First Republic was, by far, the lowest. In fact, I remember wondering about their legitimacy due to the disparity of rates – they advertise as low as 1.95%, versus the rates I was seeing elsewhere of more than 4%. A friend vouched for them, so I reached out about a quote. Though their rate quoting and approval process was slow – it wasn’t much quicker than getting a mortgage – it was absolutely worth it, as I ended up with an incredible rate.
Cash rules everything around me, right? Well, when it came to dollars, First Republic made sense. Their rates were ridiculously low and flexible: if you choose a short-term repayment plan, you’ll get a lower rate but higher monthly payments. Go long-term and the inverse is true: smaller monthly, higher APR. And there were no hidden origination fees, “buying points” nonsense, or any other tricks.
Another interesting feature of their loans is a discount for parking money in a First Republic Checking Account. In short, you get a 0.5% APR discount by opening a checking account there. But you have to park 10% of the original loan amount in that account to get that discount – no matter how much you owe down the line. Is that a deal? Let’s do some math:
- If I borrowed $130k, I’d have to park $13k in a checking account.

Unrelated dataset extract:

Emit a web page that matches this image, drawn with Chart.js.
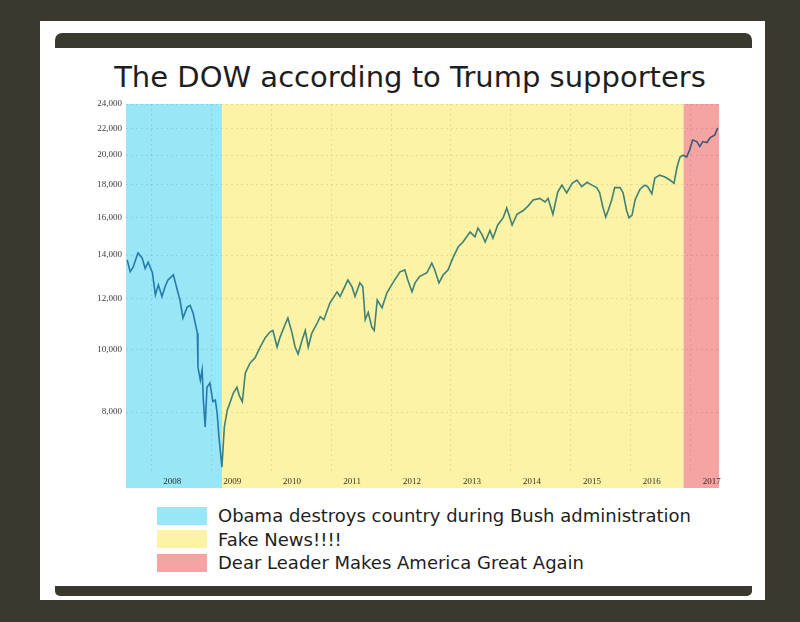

- A few savings accounts are paying 2.2% or so these days.
- The rate discount saves $650 in interest the first year.
- The savings account would only net $286.
That’s great for now, but down the line, those rate-based savings will diminish as I pay off the principal. At that point, I’ll probably drain the First Republic account and either apply it to the principal or invest it elsewhere.
Interest Rebate for Paying Off Early
One more financial incentive that sets First Republic apart is their interest rebate. If you pay off your loan within four years, they will return your interest, up to 2% of the principal. It’s not a ton, and probably not nearly as much as you’ll actually pay in interest, but if does provide an extra ounce of motivation to get the debt off the books faster.
Really Nice People
Another thing I really enjoyed about the experience was the customer service. From the staff members I met over email and phone, to the bank branch where I went to sign up, everyone was absurdly nice and helpful. Given that I live in New York City, that’s a big deal, since nobody here is absurdly nice and helpful.
Holistic Credit Determination
The last pro, which is also a con, is their holistic process to credit approvals. Basically, instead of throwing out a calculator and saying yay/nay, they take all of your information (financials, career path, education, etc.) and present that to a credit team which makes a case-by-case determination. It’s awesome in a way – many of us millennials carry a lot of student loan debt and faced setbacks in our career during the recession, but by taking a longer look at us, the bank can get better qualified people who may not fit the traditional algorithm approval process.
Holistic? More Like Slow-listic.
That holistic determination? It can be slow. It took a few weeks, plus I felt like the guy running my file kept coming back with the same questions over and over. It was, in all honesty, barely easier than the mortgage process. In 2018, you sort of expect instant gratification: plug your info in, get an approval or rejection in minutes, or maybe a day. Not weeks. But then again, they do factor in a lot of “soft” factors, like your career path.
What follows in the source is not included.